El hombre abrió los ojos lentamente, intentando acostumbrarse a la fuerte luz del día y que hacía horas que no veía. No recordaba nada, sino vagas escenas que le indicaban que había sido víctima del duro mango de un mandoble.
Apretó sus manos en las prendas que vestían sus piernas, dándose cuenta que una rasposa cuerda apresaba sus muñecas.
—¿Intentando adaptarte? —preguntó con cierto humor una voz masculina, proveniente de quien se encontraba frente a él—. Vi como metían tu inerte cuerpo en el carromato, en un principio pensé que estabas muerto... Y siendo sincero, no creía en lo contrario hasta que comenzaste a moverte y desperezarte.
En cuanto las imágenes se iban volviendo nítidas, dirigió la mirada hacia aquel que se había mostrado lo suficientemente benévolo como para ponerlo en situación. Este vestía unos ropajes que bien conocía, el característico uniforme de los Capa de la Tormenta; detalle suficiente como para hacer entender al joven que había caído en manos del Imperio.
La brisa meció los cabellos de todos cuantos eran escoltados en el vehículo de madera, un cariñoso abrazo de Kynareth, la divinidad que representaba la naturaleza.
—¿Qué hacemos aquí? —Se atrevió a preguntar el recién despertado, con una voz ronca debido a la deshidratación. Como respuesta, tuvo los gritos de uno de los imperiales, haciéndolo callar.
El resto del viaje siguió envuelto en un aura silenciosa, como si todos los presentes supieran que iba a ser el último día de sus vidas. Mas el muchacho, alzó la vista hacia el cielo y negó con su cabeza, suplicaba en silencio a los Divinos que la muerte no lo azotara.
—Mara, Akatosh, Dibella... —susurraba el ladrón de caballos, quien antes de ser golpeado por el puño de uno de los soldados del Imperio, había intentado defender sus actos y a su persona.

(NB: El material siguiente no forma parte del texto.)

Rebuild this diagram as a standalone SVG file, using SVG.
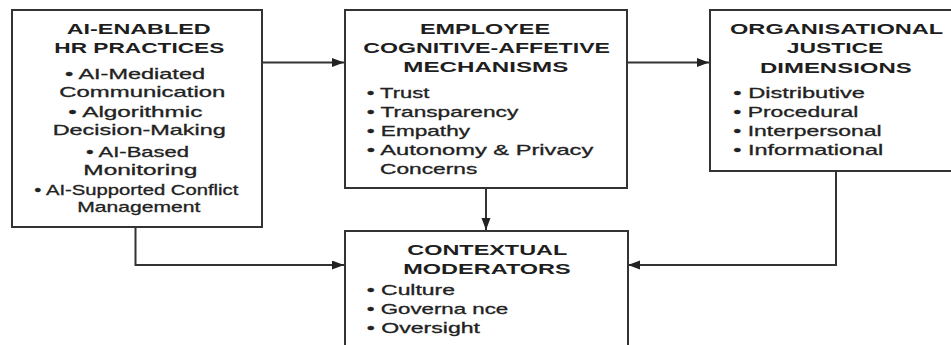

—¿Cuál es tu nombre? —inquirió uno de los Capas, quien a su vez le sonreía como si no temiera a la muerte.
—Valym, mi nombre es Valym —contestó el joven mientras le devolvía la sonrisa, sin embargo la suya era diferente. El miedo lo carcomía, y el temblor de su cuerpo lo delataba. Él no era como uno de esos nórdicos que añoraba el llegar a Sovngarde y llenarse la barriga de deliciosa aguamiel. No. Él ni siquiera era nórdico. O sí. No era capaz de recordar el rostro de sus padres, quienes lo habían abandonado en Puente del Dragón hacía quince años.
—Tú y yo no deberíamos estar aquí, es a esos Capas de la Tormenta a quienes desea ver muertos el Imperio... Yo, yo robé un corcel pues necesitaba el dinero para mantener a mi familia. Y tú, te recuerdo. Ibas andando cerca de la frontera de Skyrim con Cyrodiil, en las montañas Jerall —pronunció con voz temblorosa, mientras acariciaba su morena melena.
Valym lo miró, mientras luchaba por recordar el cómo había llegado a aquella situación. Sabía que se había separado de sus compañeros, Eiroth y Veenara, mas desconocía el acto que obligó a los soldados a apresarlo.
En cuanto el carro se detuvo, el muchacho se percató que los bosques habían sido reemplazados por murallas y casas, y los curiosos ciervos y conejos, ahora eran personas de todas las edades. Todos quienes los miraban bajar del vehículo, los señalaban y acusaban, además de despotricar en su contra.
—No parece que seamos bienvenidos en Helgen, ¿verdad? —rió el Capa de la Tormenta de antes, mas no obtuvo respuesta alguna por parte de Valym—. No eres muy hablador, yo a tu edad y estando en esta situación ya me habría abalanzado sobre algún guardia. Intentaría ganar mi libertad, y más si fuera inocente.
Los azulados ojos del más pequeño se cerraron durante unos instantes, agudizando el oído mientras uno de los imperiales pasaba lista. Su nombre no llegaba, y eso lo llenaba de una vaga esperanza. Pues si no estaba apuntado, podría ser salvado de tan ingrata muerte.
—El chaval ese de ahí, ¿quién eres? —En cuanto llegaron dichas palabras a su oído, relajó cada músculo. Intentó responder, pero la fuerte voz de una mujer acalló su voz.
—No hace falta que sepas su nombre, y si no está en la lista, habrá sido un fallo. No por nada los divinos lo han destinado a ser aprisionado junto a esa panda de sabandijas. —La mirada de la soldado atravesó la del muchacho, cuyo ceño se frunció con una pequeña furia.
—Soy inocente —suplicó airado, a la par que daba un paso hacia delante.
—Y yo estúpida —comentó sarcásticamente la mujer a la par que desenvainaba la espada, apuntando con esta al cuello del inocente—. Al tajo, carroña.